Of the million decisions that go into redoing a kitchen, a pretty crucial one is choosing your appliances. The thing is, sometimes they choose you. (Something I’m reminded of while sitting at my kitchen counter writing this story, thanks to the Ferrari red Bertazzoni range I stumbled on for half price that’s sitting in my line of sight). So what happens if you absolutely fall in love with an appliance (it happens!), but it doesn’t necessarily go with the rest of your kitchen? How big of a deal is that? 

I didn’t mind that the red range doesn’t match the black stainless KitchenAid fridge and dishwasher in my kitchen redo because that range is like the jewelry that finishes the space. But I’m in the midst of a kitchen design with my best friend right now on a Victorian that we’re fixing up to sell, and of the many things I’m learning in the process, I’ve found that having the same brand appliances can be a big deal to people that aren’t me. Who knew? 

Does it really matter, when it comes to either aesthetics or resale value, if your appliances don’t perfectly match or if they’re not part of a coordinated suite? Will potential buyers balk if one appliance is white and another is stainless? Or if they’re even the same finish but different brands? 

Inquiring minds want to know — mine, anyway, because I’ve fallen hard for a gorgeous matte white fridge from the GE Cafe line that keeps popping up in my Instagram feed, but we already have the range for the kitchen, a stainless steel Samsung number, which we picked up for a steal because it was a display model from a kitchen fixtures showroom. (That, by the way, is my best tip for saving on appliances!) However, my friend/business partner is a hard no on non-matching appliances, which leaves me pining for that fridge. 

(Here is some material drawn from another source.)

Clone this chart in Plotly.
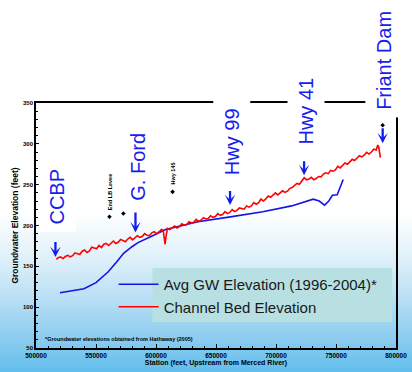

To settle the question — for us and for anyone else debating the issue — I called up Realtor and interior designer Magen Bellmer, who’s helped with burning questions in the past. So what’s the verdict? 

In most cases, don’t worry about trying to  be matchy-matchy, Magen says. Other than a specific scenario where there’s a range with a microwave meant to go above it (in which case, yes, match them up), if you’re talking mainline appliances and the popular brands that you’d find at a big-box store, there’s just not a big-enough difference in finishes from, say, one brand’s stainless steel to another for it to matter. (Note: You can also usually score a discount if you’re buying a full suite from one brand. Just something to consider.)

If you’re opting for a super-distinctive color or design on an appliance, that one becomes the focal point, and “everything else just kind of fades into the background,” she says. (I’m picturing the SMEG and Dolce & Gabbana collaboration — I definitely think one bright, patterned appliance is sufficient!) 

So far, so good for me, right? But wait, there’s a caveat, she says. 

While one super-cute fridge or oven can act like a piece of jewelry that stands out from the rest of the “outfit,” you do have to be careful. That only works when the appliance in question is really meant to stand out. Again, like that SMEG and Dolce & Gabbana collab. Magen warned me that, if I were to go with that delicious matte white fridge, I would probably need to get the full set. With such a unique and distinctive looking line, having just one appliance from the lineup could look incomplete (or maybe even a little hodge-podge, and not in a charming way), she explained. It’s not so much about matching up colors here as completing what really is a designer look. 

But what about opinions among non real estate/design world folks? It turns out this is something people feel pretty strongly about. A very unofficial Insta poll drew mixed and vigorous reactions, but by far most people felt appliances don’t have to match, some going so far as saying it looks generic when they do. Others felt a non-matchy kitchen could be a big enough turn-off to cost us a sale. Wow! 

At the end of the day, though, I’m not going with the majority here. Being able to sell a house — whether you’re flipping it or thinking about your own home’s resale — is a tricky-enough proposition without giving potential buyers a reason to balk. So, sadly, I guess I’m going with all stainless steel.

What do you think: Do your appliances match? Does it matter?